__What you should do__. Transcribe the material verbatim in full; the pictures do not belong in the copy.

__Data block__.

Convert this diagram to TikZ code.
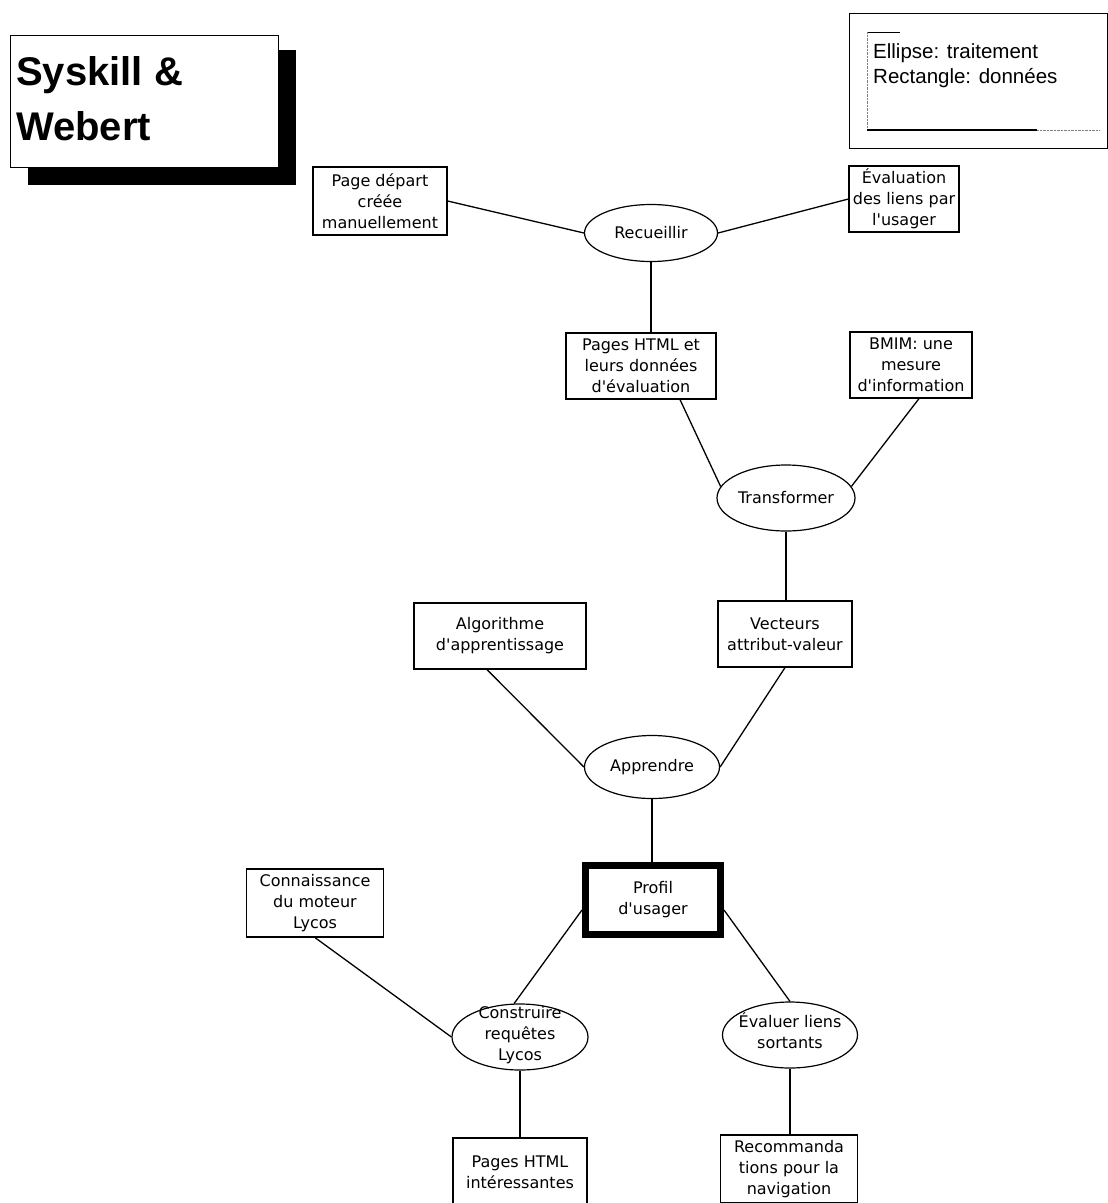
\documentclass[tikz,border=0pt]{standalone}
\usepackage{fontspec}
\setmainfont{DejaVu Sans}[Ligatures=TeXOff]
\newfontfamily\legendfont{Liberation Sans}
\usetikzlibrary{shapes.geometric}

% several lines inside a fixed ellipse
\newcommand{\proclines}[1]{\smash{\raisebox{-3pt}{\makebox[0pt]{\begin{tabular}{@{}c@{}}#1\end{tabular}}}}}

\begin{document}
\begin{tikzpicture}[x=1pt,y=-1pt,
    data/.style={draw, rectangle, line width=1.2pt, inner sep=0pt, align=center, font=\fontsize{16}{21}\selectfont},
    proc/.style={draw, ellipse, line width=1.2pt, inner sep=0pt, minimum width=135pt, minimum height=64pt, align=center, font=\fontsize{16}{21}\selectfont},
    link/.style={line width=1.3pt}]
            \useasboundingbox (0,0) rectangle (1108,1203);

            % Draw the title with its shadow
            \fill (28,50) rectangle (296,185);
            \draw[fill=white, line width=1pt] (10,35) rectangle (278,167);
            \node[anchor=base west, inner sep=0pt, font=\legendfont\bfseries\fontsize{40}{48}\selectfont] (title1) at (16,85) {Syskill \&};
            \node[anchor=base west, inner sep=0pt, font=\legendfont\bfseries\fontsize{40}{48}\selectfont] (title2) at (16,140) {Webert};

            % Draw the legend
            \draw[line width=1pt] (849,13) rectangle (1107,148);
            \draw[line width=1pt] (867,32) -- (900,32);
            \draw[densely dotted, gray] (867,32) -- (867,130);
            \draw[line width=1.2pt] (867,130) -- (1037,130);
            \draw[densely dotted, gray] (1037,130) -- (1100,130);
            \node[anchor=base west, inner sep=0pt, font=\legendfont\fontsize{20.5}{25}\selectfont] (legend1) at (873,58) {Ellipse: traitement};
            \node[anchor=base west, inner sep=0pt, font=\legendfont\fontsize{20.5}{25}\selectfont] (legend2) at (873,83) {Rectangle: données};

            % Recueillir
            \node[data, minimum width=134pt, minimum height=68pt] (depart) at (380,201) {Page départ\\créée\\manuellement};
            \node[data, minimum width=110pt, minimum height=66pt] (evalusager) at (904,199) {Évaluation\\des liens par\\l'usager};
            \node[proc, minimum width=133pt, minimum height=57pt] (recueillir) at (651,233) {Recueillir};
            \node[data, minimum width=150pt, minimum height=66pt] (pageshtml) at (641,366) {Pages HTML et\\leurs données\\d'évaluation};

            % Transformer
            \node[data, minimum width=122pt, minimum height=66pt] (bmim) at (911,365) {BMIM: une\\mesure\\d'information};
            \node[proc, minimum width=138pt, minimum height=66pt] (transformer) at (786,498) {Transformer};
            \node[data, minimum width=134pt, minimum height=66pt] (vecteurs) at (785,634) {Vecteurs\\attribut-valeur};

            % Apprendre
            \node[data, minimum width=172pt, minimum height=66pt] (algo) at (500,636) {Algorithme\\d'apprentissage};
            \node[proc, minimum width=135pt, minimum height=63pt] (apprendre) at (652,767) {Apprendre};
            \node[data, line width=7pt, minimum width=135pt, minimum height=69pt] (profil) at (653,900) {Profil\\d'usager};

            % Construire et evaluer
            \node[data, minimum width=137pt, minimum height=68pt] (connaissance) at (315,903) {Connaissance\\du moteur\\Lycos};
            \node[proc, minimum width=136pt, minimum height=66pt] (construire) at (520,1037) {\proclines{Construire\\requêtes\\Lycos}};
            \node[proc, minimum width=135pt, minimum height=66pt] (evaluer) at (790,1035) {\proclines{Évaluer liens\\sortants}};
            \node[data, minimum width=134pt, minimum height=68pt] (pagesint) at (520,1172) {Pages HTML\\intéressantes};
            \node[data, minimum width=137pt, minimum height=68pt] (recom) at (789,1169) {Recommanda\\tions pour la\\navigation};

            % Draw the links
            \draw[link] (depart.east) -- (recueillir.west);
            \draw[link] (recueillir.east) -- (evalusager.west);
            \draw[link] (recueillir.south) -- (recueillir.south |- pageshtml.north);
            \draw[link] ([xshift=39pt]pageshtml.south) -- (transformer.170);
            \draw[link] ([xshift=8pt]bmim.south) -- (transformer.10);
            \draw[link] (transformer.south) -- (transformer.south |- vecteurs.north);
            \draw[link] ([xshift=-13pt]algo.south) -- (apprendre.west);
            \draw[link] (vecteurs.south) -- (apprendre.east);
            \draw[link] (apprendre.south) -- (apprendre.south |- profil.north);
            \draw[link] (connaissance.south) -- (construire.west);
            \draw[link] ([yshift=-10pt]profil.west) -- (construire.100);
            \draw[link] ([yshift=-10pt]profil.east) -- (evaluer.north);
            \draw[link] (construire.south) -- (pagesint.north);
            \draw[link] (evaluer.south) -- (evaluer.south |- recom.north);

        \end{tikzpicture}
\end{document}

__Reply__.
Convert this diagram to TikZ code.
\documentclass[tikz,border=0pt]{standalone}
\usepackage{fontspec}
\setmainfont{DejaVu Sans}[Ligatures=TeXOff]
\newfontfamily\legendfont{Liberation Sans}
\usetikzlibrary{shapes.geometric}

% several lines inside a fixed ellipse
\newcommand{\proclines}[1]{\smash{\raisebox{-3pt}{\makebox[0pt]{\begin{tabular}{@{}c@{}}#1\end{tabular}}}}}

\begin{document}
\begin{tikzpicture}[x=1pt,y=-1pt,
    data/.style={draw, rectangle, line width=1.2pt, inner sep=0pt, align=center, font=\fontsize{16}{21}\selectfont},
    proc/.style={draw, ellipse, line width=1.2pt, inner sep=0pt, minimum width=135pt, minimum height=64pt, align=center, font=\fontsize{16}{21}\selectfont},
    link/.style={line width=1.3pt}]
            \useasboundingbox (0,0) rectangle (1108,1203);

            % Draw the title with its shadow
            \fill (28,50) rectangle (296,185);
            \draw[fill=white, line width=1pt] (10,35) rectangle (278,167);
            \node[anchor=base west, inner sep=0pt, font=\legendfont\bfseries\fontsize{40}{48}\selectfont] (title1) at (16,85) {Syskill \&};
            \node[anchor=base west, inner sep=0pt, font=\legendfont\bfseries\fontsize{40}{48}\selectfont] (title2) at (16,140) {Webert};

            % Draw the legend
            \draw[line width=1pt] (849,13) rectangle (1107,148);
            \draw[line width=1pt] (867,32) -- (900,32);
            \draw[densely dotted, gray] (867,32) -- (867,130);
            \draw[line width=1.2pt] (867,130) -- (1037,130);
            \draw[densely dotted, gray] (1037,130) -- (1100,130);
            \node[anchor=base west, inner sep=0pt, font=\legendfont\fontsize{20.5}{25}\selectfont] (legend1) at (873,58) {Ellipse: traitement};
            \node[anchor=base west, inner sep=0pt, font=\legendfont\fontsize{20.5}{25}\selectfont] (legend2) at (873,83) {Rectangle: données};

            % Recueillir
            \node[data, minimum width=134pt, minimum height=68pt] (depart) at (380,201) {Page départ\\créée\\manuellement};
            \node[data, minimum width=110pt, minimum height=66pt] (evalusager) at (904,199) {Évaluation\\des liens par\\l'usager};
            \node[proc, minimum width=133pt, minimum height=57pt] (recueillir) at (651,233) {Recueillir};
            \node[data, minimum width=150pt, minimum height=66pt] (pageshtml) at (641,366) {Pages HTML et\\leurs données\\d'évaluation};

            % Transformer
            \node[data, minimum width=122pt, minimum height=66pt] (bmim) at (911,365) {BMIM: une\\mesure\\d'information};
            \node[proc, minimum width=138pt, minimum height=66pt] (transformer) at (786,498) {Transformer};
            \node[data, minimum width=134pt, minimum height=66pt] (vecteurs) at (785,634) {Vecteurs\\attribut-valeur};

            % Apprendre
            \node[data, minimum width=172pt, minimum height=66pt] (algo) at (500,636) {Algorithme\\d'apprentissage};
            \node[proc, minimum width=135pt, minimum height=63pt] (apprendre) at (652,767) {Apprendre};
            \node[data, line width=7pt, minimum width=135pt, minimum height=69pt] (profil) at (653,900) {Profil\\d'usager};

            % Construire et evaluer
            \node[data, minimum width=137pt, minimum height=68pt] (connaissance) at (315,903) {Connaissance\\du moteur\\Lycos};
            \node[proc, minimum width=136pt, minimum height=66pt] (construire) at (520,1037) {\proclines{Construire\\requêtes\\Lycos}};
            \node[proc, minimum width=135pt, minimum height=66pt] (evaluer) at (790,1035) {\proclines{Évaluer liens\\sortants}};
            \node[data, minimum width=134pt, minimum height=68pt] (pagesint) at (520,1172) {Pages HTML\\intéressantes};
            \node[data, minimum width=137pt, minimum height=68pt] (recom) at (789,1169) {Recommanda\\tions pour la\\navigation};

            % Draw the links
            \draw[link] (depart.east) -- (recueillir.west);
            \draw[link] (recueillir.east) -- (evalusager.west);
            \draw[link] (recueillir.south) -- (recueillir.south |- pageshtml.north);
            \draw[link] ([xshift=39pt]pageshtml.south) -- (transformer.170);
            \draw[link] ([xshift=8pt]bmim.south) -- (transformer.10);
            \draw[link] (transformer.south) -- (transformer.south |- vecteurs.north);
            \draw[link] ([xshift=-13pt]algo.south) -- (apprendre.west);
            \draw[link] (vecteurs.south) -- (apprendre.east);
            \draw[link] (apprendre.south) -- (apprendre.south |- profil.north);
            \draw[link] (connaissance.south) -- (construire.west);
            \draw[link] ([yshift=-10pt]profil.west) -- (construire.100);
            \draw[link] ([yshift=-10pt]profil.east) -- (evaluer.north);
            \draw[link] (construire.south) -- (pagesint.north);
            \draw[link] (evaluer.south) -- (evaluer.south |- recom.north);

        \end{tikzpicture}
\end{document}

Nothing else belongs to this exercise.